• _GOAL_: Drop the pictures, then extract the listing word for word.

• _DATA TO PROCESS_:

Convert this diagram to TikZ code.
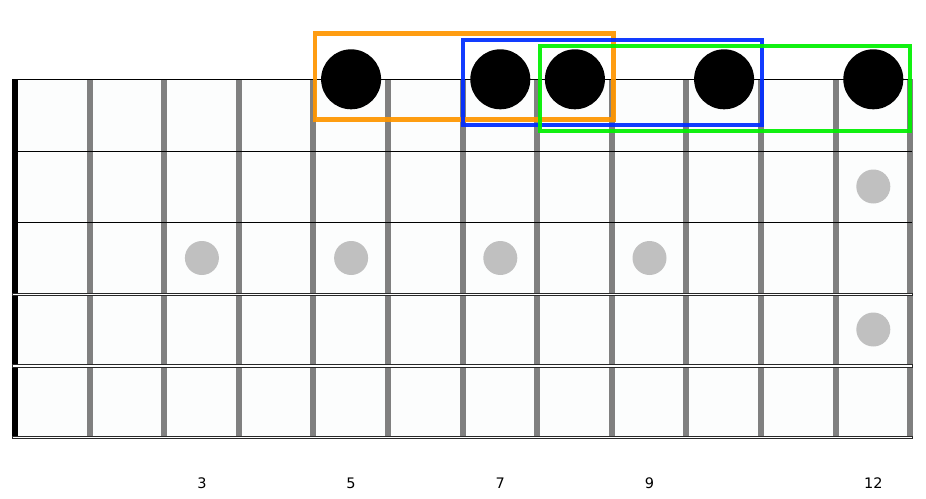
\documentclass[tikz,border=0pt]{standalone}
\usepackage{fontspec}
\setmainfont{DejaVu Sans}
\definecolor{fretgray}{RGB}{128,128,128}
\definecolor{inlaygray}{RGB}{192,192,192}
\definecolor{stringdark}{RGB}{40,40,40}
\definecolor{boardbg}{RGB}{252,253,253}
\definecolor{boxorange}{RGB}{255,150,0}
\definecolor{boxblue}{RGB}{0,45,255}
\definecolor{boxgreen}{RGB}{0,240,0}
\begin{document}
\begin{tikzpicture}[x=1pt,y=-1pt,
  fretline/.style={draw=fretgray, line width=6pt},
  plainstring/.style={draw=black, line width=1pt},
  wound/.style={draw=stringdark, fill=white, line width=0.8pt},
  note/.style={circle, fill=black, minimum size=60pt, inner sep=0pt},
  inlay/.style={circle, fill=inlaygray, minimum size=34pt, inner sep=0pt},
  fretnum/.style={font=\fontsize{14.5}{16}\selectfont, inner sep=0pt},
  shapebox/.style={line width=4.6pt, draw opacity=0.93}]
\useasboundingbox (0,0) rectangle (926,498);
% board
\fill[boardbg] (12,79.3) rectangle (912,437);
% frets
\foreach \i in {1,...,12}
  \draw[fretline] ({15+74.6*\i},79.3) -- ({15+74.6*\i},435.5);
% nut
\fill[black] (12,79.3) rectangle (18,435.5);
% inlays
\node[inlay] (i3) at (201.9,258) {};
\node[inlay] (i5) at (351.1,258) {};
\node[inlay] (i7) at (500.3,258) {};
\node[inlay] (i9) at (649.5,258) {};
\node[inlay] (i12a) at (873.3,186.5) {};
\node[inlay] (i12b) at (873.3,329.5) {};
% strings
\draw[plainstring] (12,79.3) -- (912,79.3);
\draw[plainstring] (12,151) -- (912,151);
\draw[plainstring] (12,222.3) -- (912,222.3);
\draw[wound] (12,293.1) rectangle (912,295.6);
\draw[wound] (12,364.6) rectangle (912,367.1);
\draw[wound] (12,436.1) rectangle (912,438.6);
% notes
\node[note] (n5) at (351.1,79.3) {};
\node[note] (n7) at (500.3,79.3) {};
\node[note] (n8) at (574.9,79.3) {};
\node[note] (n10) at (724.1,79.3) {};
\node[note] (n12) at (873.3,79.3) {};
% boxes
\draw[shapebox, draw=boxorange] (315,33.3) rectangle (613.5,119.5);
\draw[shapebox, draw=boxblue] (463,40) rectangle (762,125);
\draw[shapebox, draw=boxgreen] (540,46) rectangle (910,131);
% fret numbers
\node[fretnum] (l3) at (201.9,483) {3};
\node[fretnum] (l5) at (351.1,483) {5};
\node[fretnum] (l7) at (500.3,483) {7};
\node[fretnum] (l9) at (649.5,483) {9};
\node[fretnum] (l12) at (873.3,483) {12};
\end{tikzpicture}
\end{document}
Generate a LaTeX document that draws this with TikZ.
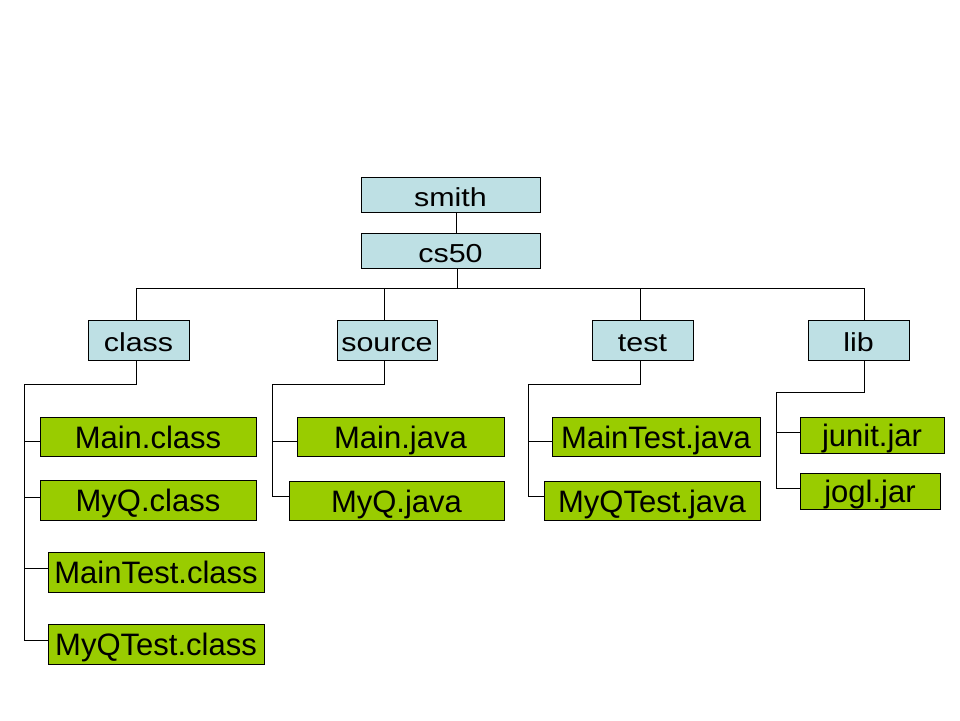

• _COMPLETE RESPONSE_:
Convert this diagram to TikZ code.
\documentclass[tikz,border=0pt]{standalone}
\usepackage{fontspec}
\setmainfont{DejaVu Sans}
\definecolor{fretgray}{RGB}{128,128,128}
\definecolor{inlaygray}{RGB}{192,192,192}
\definecolor{stringdark}{RGB}{40,40,40}
\definecolor{boardbg}{RGB}{252,253,253}
\definecolor{boxorange}{RGB}{255,150,0}
\definecolor{boxblue}{RGB}{0,45,255}
\definecolor{boxgreen}{RGB}{0,240,0}
\begin{document}
\begin{tikzpicture}[x=1pt,y=-1pt,
  fretline/.style={draw=fretgray, line width=6pt},
  plainstring/.style={draw=black, line width=1pt},
  wound/.style={draw=stringdark, fill=white, line width=0.8pt},
  note/.style={circle, fill=black, minimum size=60pt, inner sep=0pt},
  inlay/.style={circle, fill=inlaygray, minimum size=34pt, inner sep=0pt},
  fretnum/.style={font=\fontsize{14.5}{16}\selectfont, inner sep=0pt},
  shapebox/.style={line width=4.6pt, draw opacity=0.93}]
\useasboundingbox (0,0) rectangle (926,498);
% board
\fill[boardbg] (12,79.3) rectangle (912,437);
% frets
\foreach \i in {1,...,12}
  \draw[fretline] ({15+74.6*\i},79.3) -- ({15+74.6*\i},435.5);
% nut
\fill[black] (12,79.3) rectangle (18,435.5);
% inlays
\node[inlay] (i3) at (201.9,258) {};
\node[inlay] (i5) at (351.1,258) {};
\node[inlay] (i7) at (500.3,258) {};
\node[inlay] (i9) at (649.5,258) {};
\node[inlay] (i12a) at (873.3,186.5) {};
\node[inlay] (i12b) at (873.3,329.5) {};
% strings
\draw[plainstring] (12,79.3) -- (912,79.3);
\draw[plainstring] (12,151) -- (912,151);
\draw[plainstring] (12,222.3) -- (912,222.3);
\draw[wound] (12,293.1) rectangle (912,295.6);
\draw[wound] (12,364.6) rectangle (912,367.1);
\draw[wound] (12,436.1) rectangle (912,438.6);
% notes
\node[note] (n5) at (351.1,79.3) {};
\node[note] (n7) at (500.3,79.3) {};
\node[note] (n8) at (574.9,79.3) {};
\node[note] (n10) at (724.1,79.3) {};
\node[note] (n12) at (873.3,79.3) {};
% boxes
\draw[shapebox, draw=boxorange] (315,33.3) rectangle (613.5,119.5);
\draw[shapebox, draw=boxblue] (463,40) rectangle (762,125);
\draw[shapebox, draw=boxgreen] (540,46) rectangle (910,131);
% fret numbers
\node[fretnum] (l3) at (201.9,483) {3};
\node[fretnum] (l5) at (351.1,483) {5};
\node[fretnum] (l7) at (500.3,483) {7};
\node[fretnum] (l9) at (649.5,483) {9};
\node[fretnum] (l12) at (873.3,483) {12};
\end{tikzpicture}
\end{document}
Generate a LaTeX document that draws this with TikZ.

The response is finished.